Computer experience for mechanical engineering students begins in the freshman year with the required, college-wide introductory computer course. It then continues throughout the curriculum through its use in some homework, projects, and laboratories in most subsequent engineering courses. Students gain experience in programming in MATLAB and C; and using commercial software packages for CAD, spreadsheet analysis, finite element analysis, and graphical-interface-driven laboratory systems for data acquisition, data analysis, and instrument control.

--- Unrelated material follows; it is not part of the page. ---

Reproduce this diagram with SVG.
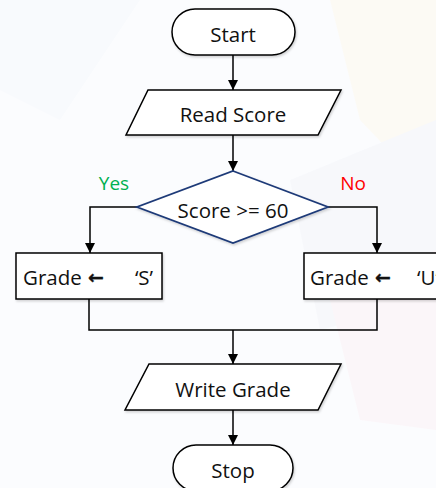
<svg xmlns="http://www.w3.org/2000/svg" width="436" height="488" viewBox="0 0 436 488">
  <defs>
    <style>
      .shape { fill: #ffffff; stroke: #000000; stroke-width: 1.5; }
      .decision { fill: #ffffff; stroke: #1f3a78; stroke-width: 1.8; }
      .label { font-family: "Open Sans", "Noto Sans", "DejaVu Sans", sans-serif; font-size: 20.5px; fill: #111111; dominant-baseline: central; }
      .mid { text-anchor: middle; }
      .left { text-anchor: start; }
      .arrowglyph { font-family: "DejaVu Sans", sans-serif; font-weight: bold; font-size: 19px; stroke: #111111; stroke-width: 0.3; }
      .branch { font-family: "Open Sans", "Noto Sans", sans-serif; font-size: 19px; text-anchor: middle; dominant-baseline: central; }
      .wire { fill: none; stroke: #000000; stroke-width: 1.5; }
    </style>
    <marker id="arrow" viewBox="0 0 10 10" refX="10" refY="5" markerWidth="10" markerHeight="10" markerUnits="userSpaceOnUse" orient="auto">
      <path d="M0,0 L10,5 L0,10 Z" fill="#000000"/>
    </marker>
    <filter id="soft" x="-10%" y="-10%" width="120%" height="130%">
      <feDropShadow dx="1" dy="1.5" stdDeviation="1.2" flood-color="#000000" flood-opacity="0.18"/>
    </filter>
  </defs>

  <!-- backdrop with faint tinted panels -->
  <rect width="436" height="488" fill="#fbfcfe"/>
  <g opacity="0.3">
    <polygon points="330,0 436,0 436,200 360,120" fill="#fff6e0"/>
    <polygon points="290,180 436,120 436,300 320,330" fill="#eef1f7"/>
    <polygon points="330,300 436,250 436,430 360,420" fill="#fde9ee"/>
    <polygon points="0,0 140,0 60,120 0,90" fill="#f2f6fb"/>
  </g>

  <!-- connectors -->
  <g id="connectors">
    <line class="wire" x1="233" y1="55" x2="233" y2="90" marker-end="url(#arrow)"/>
    <line class="wire" x1="233" y1="135" x2="233" y2="171" marker-end="url(#arrow)"/>
    <polyline class="wire" points="137,207 90,207 90,253" marker-end="url(#arrow)"/>
    <polyline class="wire" points="328,207 377,207 377,253" marker-end="url(#arrow)"/>
    <polyline class="wire" points="89,299 89,330 377,330 377,299"/>
    <line class="wire" x1="233" y1="330" x2="233" y2="364" marker-end="url(#arrow)"/>
    <line class="wire" x1="233" y1="410" x2="233" y2="445" marker-end="url(#arrow)"/>
  </g>

  <g id="start">
    <rect class="shape" x="172" y="9" width="123" height="46" rx="23" filter="url(#soft)"/>
    <text class="label mid" x="233" y="34">Start</text>
  </g>

  <g id="read-score">
    <polygon class="shape" points="148,90 341,90 318,135 126,135" filter="url(#soft)"/>
    <text class="label mid" x="233" y="114">Read Score</text>
  </g>

  <g id="decision">
    <polygon class="decision" points="233,171 328,207 233,243 137,207" filter="url(#soft)"/>
    <text class="label mid" x="233" y="210">Score &gt;= 60</text>
    <text class="branch" x="114" y="183" fill="#00b050">Yes</text>
    <text class="branch" x="353" y="183" fill="#ff0000">No</text>
  </g>

  <g id="grade-s">
    <rect class="shape" x="16" y="253" width="146" height="46" filter="url(#soft)"/>
    <text class="label left" x="23" y="277">Grade</text>
    <text class="label left arrowglyph" x="88" y="277">←</text>
    <text class="label mid" x="144" y="277">‘S’</text>
  </g>

  <g id="grade-u">
    <rect class="shape" x="304" y="253" width="150" height="46" filter="url(#soft)"/>
    <text class="label left" x="310" y="277">Grade</text>
    <text class="label left arrowglyph" x="375" y="277">←</text>
    <text class="label left" x="417" y="277">‘U’</text>
  </g>

  <g id="write-grade">
    <polygon class="shape" points="149,364 341,364 318,410 125,410" filter="url(#soft)"/>
    <text class="label mid" x="233" y="389">Write Grade</text>
  </g>

  <g id="stop">
    <rect class="shape" x="173" y="445" width="120" height="46" rx="23" filter="url(#soft)"/>
    <text class="label mid" x="233" y="470">Stop</text>
  </g>
</svg>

The degree also requires four advanced elective courses, which allow for pursuit of specialized interests within engineering. These courses enable the completion of a concentration (optional), and a number of options at the undergraduate and introductory graduate level are available.

Learning Outcomes

• an ability to identify, formulate, and solve complex engineering problems by applying principles of engineering, science, and mathematics

• an ability to apply engineering design to produce solutions that meet specified needs with consideration of public health, safety, and welfare, as well as global, cultural, social, environmental, and economic factors

• an ability to communicate effectively with a range of audiences

• an ability to recognize ethical and professional responsibilities in engineering situations and make informed judgments, which must consider the impact of engineering solutions in global, economic, environmental, and societal contexts

• an ability to function effectively on a team whose members together provide leadership, create a collaborative and inclusive environment, establish goals, plan tasks, and meet objectives

• an ability to develop and conduct appropriate experimentation, analyze and interpret data, and use engineering judgment to draw conclusions

• an ability to acquire and apply new knowledge as needed, using appropriate learning strategies.